The commission also quizzed TikTok about its measures to mitigate “systemic risks” in its Lite app and gave the platform until May 3 to respond.

TikTok Lite users can win rewards if they log in daily for 10 days, if they spend time watching videos (with an upper limit of 60 to 85 minutes per day) and if they undertake certain actions, such as liking videos and following content creators.

The commission said it believes TikTok launched the app “without prior diligent assessment of the risks it entails, in particular those related to the addictive effect of the platforms, and without taking effective risk mitigating measures”.

TikTok is among 22 “very large” digital platforms, including Amazon, Facebook, Instagram and YouTube, that must comply with stricter rules under the DSA since August last year.

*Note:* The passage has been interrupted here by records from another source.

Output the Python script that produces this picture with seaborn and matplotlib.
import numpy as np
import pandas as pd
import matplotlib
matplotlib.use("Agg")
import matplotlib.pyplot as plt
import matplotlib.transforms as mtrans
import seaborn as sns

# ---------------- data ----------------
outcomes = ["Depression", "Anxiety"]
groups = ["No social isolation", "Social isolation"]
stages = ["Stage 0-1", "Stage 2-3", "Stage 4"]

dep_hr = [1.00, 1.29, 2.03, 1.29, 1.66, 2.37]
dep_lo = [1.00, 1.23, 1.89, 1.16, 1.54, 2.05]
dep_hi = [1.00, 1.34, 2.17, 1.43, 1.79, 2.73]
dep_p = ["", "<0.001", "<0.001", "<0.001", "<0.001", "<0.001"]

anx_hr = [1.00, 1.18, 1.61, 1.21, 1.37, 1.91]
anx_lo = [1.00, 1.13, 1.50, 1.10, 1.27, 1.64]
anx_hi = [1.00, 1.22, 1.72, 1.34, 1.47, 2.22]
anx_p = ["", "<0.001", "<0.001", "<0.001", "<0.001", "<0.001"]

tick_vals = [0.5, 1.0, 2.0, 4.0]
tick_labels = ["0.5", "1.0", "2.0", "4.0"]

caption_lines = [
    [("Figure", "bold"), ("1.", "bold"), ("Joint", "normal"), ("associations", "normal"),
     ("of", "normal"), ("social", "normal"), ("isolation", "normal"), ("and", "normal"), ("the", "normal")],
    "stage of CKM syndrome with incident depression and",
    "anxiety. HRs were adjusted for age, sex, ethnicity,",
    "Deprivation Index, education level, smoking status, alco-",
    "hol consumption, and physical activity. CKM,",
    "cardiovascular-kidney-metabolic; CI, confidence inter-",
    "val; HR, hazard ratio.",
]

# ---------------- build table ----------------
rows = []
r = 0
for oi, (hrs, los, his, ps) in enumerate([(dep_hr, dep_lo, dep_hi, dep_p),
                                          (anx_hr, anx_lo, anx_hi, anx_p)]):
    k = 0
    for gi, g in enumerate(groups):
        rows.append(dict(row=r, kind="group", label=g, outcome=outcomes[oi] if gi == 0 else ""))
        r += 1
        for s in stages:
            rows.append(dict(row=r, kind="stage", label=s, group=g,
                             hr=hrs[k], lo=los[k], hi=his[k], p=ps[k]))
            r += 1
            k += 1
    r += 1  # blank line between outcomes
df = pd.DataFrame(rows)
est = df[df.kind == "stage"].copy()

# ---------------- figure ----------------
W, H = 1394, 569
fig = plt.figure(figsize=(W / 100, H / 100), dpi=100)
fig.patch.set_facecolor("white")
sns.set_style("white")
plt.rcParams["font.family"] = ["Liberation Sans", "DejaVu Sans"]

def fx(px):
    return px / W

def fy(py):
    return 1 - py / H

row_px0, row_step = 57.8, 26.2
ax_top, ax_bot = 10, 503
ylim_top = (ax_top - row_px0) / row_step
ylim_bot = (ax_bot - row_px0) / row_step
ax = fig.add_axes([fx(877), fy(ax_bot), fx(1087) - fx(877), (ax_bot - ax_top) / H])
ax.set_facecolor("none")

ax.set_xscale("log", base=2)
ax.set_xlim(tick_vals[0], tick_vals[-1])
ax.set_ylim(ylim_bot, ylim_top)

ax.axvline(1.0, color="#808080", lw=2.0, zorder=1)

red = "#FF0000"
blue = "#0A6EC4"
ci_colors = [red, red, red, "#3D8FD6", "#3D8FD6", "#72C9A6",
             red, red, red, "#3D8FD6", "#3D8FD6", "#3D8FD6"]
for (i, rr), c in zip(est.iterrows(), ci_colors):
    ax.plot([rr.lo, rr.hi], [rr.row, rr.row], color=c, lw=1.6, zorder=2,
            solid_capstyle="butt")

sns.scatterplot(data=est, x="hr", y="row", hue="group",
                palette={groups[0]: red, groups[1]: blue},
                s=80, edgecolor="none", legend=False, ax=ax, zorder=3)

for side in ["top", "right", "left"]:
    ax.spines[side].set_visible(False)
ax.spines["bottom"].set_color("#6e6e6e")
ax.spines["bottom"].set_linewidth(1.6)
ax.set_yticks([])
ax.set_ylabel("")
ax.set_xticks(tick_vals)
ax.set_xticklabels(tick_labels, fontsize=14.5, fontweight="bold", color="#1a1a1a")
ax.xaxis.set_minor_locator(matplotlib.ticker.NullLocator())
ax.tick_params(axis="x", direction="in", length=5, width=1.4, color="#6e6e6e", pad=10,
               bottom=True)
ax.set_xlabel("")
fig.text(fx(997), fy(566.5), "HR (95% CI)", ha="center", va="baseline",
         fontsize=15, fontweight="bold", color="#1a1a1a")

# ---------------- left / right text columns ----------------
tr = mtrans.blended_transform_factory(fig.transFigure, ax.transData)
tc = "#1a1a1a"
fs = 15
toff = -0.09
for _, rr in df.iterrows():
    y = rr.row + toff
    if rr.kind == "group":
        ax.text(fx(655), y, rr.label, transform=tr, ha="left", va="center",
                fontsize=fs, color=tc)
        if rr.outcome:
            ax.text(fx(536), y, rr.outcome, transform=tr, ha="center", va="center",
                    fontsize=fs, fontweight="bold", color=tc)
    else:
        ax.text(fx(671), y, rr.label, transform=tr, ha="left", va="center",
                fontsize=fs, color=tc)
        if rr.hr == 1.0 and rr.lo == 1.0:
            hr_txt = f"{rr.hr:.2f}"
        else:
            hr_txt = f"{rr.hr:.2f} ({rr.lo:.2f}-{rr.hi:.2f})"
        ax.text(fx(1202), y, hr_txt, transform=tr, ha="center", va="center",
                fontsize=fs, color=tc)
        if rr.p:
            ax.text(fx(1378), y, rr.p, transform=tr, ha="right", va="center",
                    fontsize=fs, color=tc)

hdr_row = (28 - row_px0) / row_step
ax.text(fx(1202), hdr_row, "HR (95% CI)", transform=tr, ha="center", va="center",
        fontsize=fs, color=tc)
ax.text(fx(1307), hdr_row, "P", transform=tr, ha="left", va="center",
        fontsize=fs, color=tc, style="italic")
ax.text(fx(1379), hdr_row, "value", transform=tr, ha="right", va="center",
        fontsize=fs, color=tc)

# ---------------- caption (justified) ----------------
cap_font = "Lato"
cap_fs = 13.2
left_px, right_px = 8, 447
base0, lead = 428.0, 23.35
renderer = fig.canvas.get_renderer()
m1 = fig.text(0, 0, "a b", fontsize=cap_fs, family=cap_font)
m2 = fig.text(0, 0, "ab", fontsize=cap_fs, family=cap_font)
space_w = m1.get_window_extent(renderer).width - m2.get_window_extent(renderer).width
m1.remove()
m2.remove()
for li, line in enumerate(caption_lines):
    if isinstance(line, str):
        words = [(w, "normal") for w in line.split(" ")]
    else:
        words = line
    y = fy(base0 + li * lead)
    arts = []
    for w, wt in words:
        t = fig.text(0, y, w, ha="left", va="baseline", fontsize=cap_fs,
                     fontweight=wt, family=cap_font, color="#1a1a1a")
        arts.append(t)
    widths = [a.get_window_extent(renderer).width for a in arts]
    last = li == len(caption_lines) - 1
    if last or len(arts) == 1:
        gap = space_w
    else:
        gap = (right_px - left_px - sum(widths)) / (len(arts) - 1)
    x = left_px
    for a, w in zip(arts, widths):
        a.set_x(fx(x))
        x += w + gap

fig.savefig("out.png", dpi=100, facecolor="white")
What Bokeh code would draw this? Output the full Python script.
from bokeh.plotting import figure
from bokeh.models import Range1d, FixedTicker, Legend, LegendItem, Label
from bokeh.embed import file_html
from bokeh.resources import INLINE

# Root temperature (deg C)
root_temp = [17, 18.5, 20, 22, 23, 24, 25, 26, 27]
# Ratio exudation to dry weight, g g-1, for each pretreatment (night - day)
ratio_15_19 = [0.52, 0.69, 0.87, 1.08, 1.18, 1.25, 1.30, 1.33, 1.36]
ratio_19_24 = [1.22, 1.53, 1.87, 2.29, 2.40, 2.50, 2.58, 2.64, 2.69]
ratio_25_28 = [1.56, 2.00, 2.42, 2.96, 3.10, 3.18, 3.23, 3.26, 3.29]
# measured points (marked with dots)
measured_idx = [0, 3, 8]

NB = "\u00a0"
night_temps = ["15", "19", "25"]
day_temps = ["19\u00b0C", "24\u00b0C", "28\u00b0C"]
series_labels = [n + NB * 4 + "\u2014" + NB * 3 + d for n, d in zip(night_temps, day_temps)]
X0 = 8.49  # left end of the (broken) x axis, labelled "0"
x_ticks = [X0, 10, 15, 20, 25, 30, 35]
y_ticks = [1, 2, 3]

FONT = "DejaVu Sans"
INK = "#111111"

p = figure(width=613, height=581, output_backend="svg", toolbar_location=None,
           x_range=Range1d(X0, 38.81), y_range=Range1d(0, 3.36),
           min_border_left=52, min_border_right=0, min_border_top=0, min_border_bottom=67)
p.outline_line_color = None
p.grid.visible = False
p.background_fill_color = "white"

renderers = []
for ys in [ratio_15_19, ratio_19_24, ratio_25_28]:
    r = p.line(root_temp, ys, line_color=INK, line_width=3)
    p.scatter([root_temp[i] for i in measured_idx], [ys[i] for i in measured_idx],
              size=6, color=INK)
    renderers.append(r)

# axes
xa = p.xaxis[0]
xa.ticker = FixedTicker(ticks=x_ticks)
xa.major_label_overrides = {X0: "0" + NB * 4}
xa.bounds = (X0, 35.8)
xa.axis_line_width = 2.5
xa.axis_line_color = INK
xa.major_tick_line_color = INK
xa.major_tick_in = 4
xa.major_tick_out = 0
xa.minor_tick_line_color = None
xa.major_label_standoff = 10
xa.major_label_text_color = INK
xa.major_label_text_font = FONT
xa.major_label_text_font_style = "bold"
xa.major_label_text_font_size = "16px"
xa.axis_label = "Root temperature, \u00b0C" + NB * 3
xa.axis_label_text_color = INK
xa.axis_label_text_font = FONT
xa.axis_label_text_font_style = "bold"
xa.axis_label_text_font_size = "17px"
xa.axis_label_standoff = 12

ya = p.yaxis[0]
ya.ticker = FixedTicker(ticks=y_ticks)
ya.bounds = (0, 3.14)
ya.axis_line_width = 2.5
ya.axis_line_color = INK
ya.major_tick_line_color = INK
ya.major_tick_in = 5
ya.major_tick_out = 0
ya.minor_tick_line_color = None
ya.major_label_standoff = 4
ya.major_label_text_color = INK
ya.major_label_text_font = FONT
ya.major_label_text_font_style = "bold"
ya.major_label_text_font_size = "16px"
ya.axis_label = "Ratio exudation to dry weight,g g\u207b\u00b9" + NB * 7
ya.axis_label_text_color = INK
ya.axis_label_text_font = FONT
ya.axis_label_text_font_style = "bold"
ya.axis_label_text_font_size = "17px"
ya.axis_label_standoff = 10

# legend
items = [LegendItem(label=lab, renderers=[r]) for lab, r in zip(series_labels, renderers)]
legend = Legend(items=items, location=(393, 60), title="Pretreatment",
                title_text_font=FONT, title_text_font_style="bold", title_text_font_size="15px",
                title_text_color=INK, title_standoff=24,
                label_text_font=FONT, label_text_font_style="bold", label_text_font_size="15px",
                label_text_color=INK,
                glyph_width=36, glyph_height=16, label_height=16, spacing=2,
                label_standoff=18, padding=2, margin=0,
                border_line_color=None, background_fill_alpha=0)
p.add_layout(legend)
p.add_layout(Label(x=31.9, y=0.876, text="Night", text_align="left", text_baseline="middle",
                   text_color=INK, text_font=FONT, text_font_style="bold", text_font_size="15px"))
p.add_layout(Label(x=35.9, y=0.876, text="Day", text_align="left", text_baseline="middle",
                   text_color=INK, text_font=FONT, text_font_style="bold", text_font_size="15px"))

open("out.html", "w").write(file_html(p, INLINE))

The law gives the EU the power to slap companies with heavy fines that could reach as high as six percent of a digital firm’s global annual revenues.

Repeat offenders can even see their platforms blocked in the 27-country European Union.

In February, the commission opened a formal probe into TikTok under the DSA over alleged violations of its obligations to protect minors online.

It has separately launched other investigations into X, formerly known as Twitter, and Chinese internet retailer AliExpress.

TikTok is also being squeezed across the Atlantic.

The US House of Representatives passed a bill on Saturday that would force TikTok to divest from ByteDance or face a nationwide ban in the United States, where it has around 170 million users.